Sunday, October 02, 2016

The LuLac Edition #3311, October 2nd, 2016


Our 7 Sundays logo.
(This is a 7 part series on the major issues in this Presidential election and where the candidates stand. The information is directly from each candidate’s website. The order of appearance will vary from week to week because we will use a coin toss to determine what candidate’s views will appear first).

Donald Trump says he favors free trade, but he has opposed several U.S. trade agreements because he says they were poorly negotiated and resulted in Americans losing jobs. In September 2015, he called the North American Free Trade Agreement a “disaster,” saying that his administration would “either renegotiate it or we will break it” if he becomes president. Trump says he would penalize U.S. companies that shift manufacturing outside the country. He called out Ford Motor Company specifically in his June 2015 speech announcing his candidacy, saying he would impose a 35 percent tax on vehicles the automaker exports to the United States from new plants in Mexico. (Ford says its recent investments in Mexico help keep it globally competitive.)
Trump also opposes the Trans-Pacific Partnership (TPP), the Obama administration’s free trade agreement with Pacific Rim nations. He says the deal was concluded in secrecy and it will primarily benefit other countries, particularly China (not part of the TPP) and Japan, and large U.S. corporations.
In November 2015, Trump outlined his plan for reforming U.S. trade relations with China. He would as president formally designate China a currency manipulator, crack down on what he says is its theft of U.S. intellectual property, and expose its various export subsidy practices. Trump would also seek to lower the U.S. corporate income tax rate, decrease the national debt, and ramp up the U.S. military presence in the Asia-Pacific region, all of which he says would bolster Washington’s bargaining position with respect to Beijing.
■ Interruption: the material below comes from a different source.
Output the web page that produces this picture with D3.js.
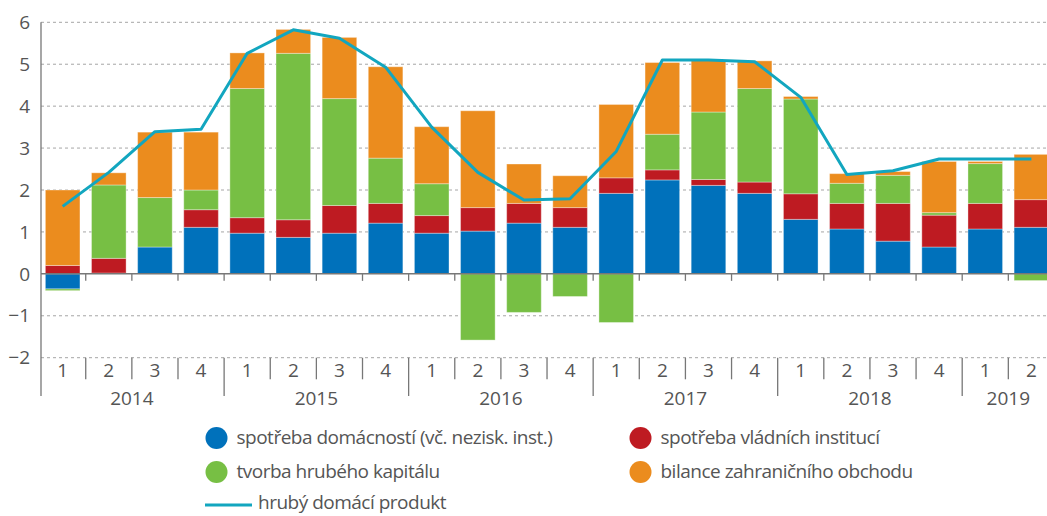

Hillary Clinton has supported trade liberalization throughout her many decades in politics, but at times she has criticized and even opposed major agreements she said did not adequately protect workers.
As a candidate for president in 2015-2016, she has distanced herself from the Trans-Pacific Partnership, urging President Obama to heed the warnings of some leading congressional Democrats who say the twelve-nation initiative could displace thousands of American jobs. “Any trade deal has to produce jobs and raise wages and increase prosperity and protect our security,” Clinton said in New Hampshire in April 2015.
In October, after the twelve member states signed on to the TPP, Clinton said the proposed trade deal failed to meet her standards. “I have said from the very beginning that we had to have a trade agreement that would create good American jobs, raise wages and advance our national security, and I still believe that is the high bar we have to meet,” she said. “I don't believe it's going to meet the high bar I have set.”
Clinton officially supported the TPP during her time as secretary of state. In 2011 she wrote that the agreement was central to the Obama administration’s strategic “pivot” to Asia, and described it in 2012 as “the gold standard in trade agreements.” In her 2014 memoir Hard Choices, she wrote: “It’s safe to say that TPP won’t be perfect—no deal negotiated among a dozen countries ever will be—but its higher standards, if implemented and enforced, should benefit American businesses and workers.”
Clinton favored reauthorizing the U.S. Export-Import Bank, a decades-old trade promotion agency that many Republicans say distorts the free market. “Across our country, the Export-Import Bank supports up to 164,000 jobs,” Clinton said weeks before the bank lost its charter in June 2015.
As a senator from New York (2001–2009), Clinton’s record on trade was mixed: She voted in favor of bilateral agreements with Australia, Chile, Jordan, Morocco, Oman, Peru, and Singapore, but voted against the Central American Free Trade Agreement on grounds that it lacked robust protections for foreign workers. As a candidate for president in 2007, she called NAFTA, an accord signed into law by President Bill Clinton in 1993, “flawed” and vowed to renegotiate some of its components.